The mid-credits scenes involve Adrian Toomes, AKA the Vulture from Spider-Man: Homecoming. Due to the multiversal shenanigans in Spider-Man: No Way Home, he gets teleported to the Venom/Morbius universe. He rebuilds his Vulture suit apparently ignoring the fact that he built the first one out of alien technology, somehow blames Spider-Man for him going to another dimension, and wants to team up with Morbius. The Sinister Six intern strikes again. Oh, and that scene you saw of him in the trailer? Not in the movie. That happened a lot, actually. In fact, just about all the scenes in the trailer that had viewers wondering what continuity this movie took place in were cut.
So Morbius dealt psychic damage to both me and my husband. For him, just about every dumb plot decision made him wonder what the hell they were smoking when Sony approved the final draft. But me? I can’t be normal, so my biggest issue was with Lucian Milo. You may have noticed the strikethrough text, and the reason for that is Milo’s real name is Lucian. Child Morbius dismissively calls him Milo, and then everyone else calls him Milo for the rest of his life. The emotional beat at the end is a dying Milo pleading with Morbius–classic “I didn’t think this all the way through” villain behavior–saying that Morbius gave him his name.

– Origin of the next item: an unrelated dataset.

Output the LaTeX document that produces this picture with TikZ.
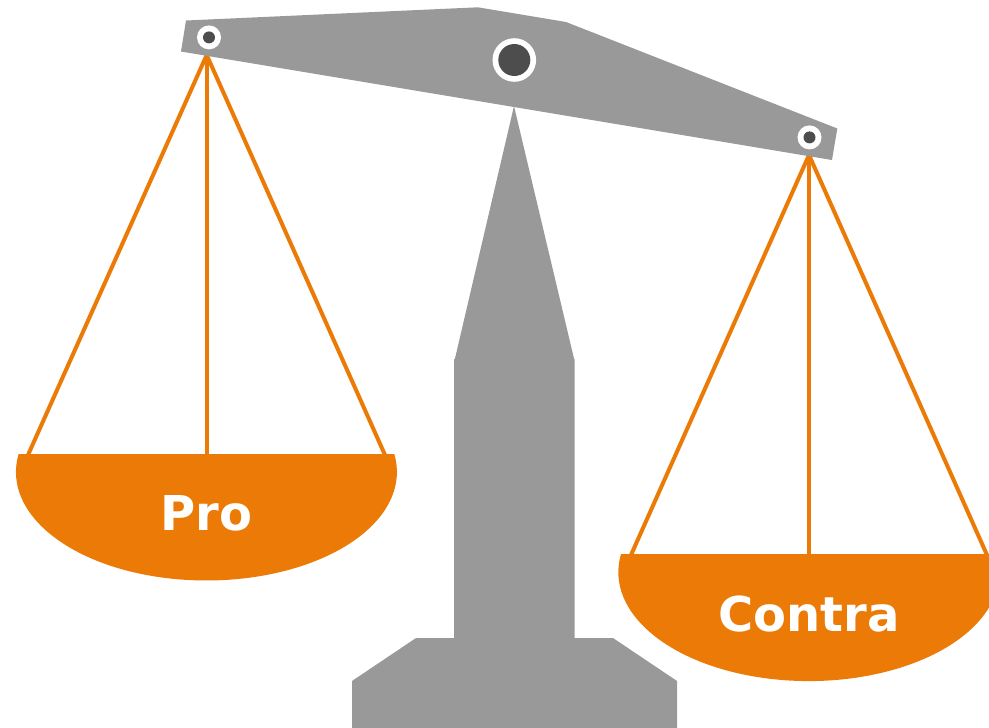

But it’s so, so dumb. Why call him Milo? If it was for this emotional beat, it failed to make anyone care. And it’s not something you can blame on the comics, because Milo/Lucian to the best of my knowledge is an original character with no real comic book parallel. Milo’s name just gets added on the pile of questionable choices Sony continues to make with the Spider-Man franchise independent of Disney/Marvel.
Can’t wait for Kraven the Hunter next year!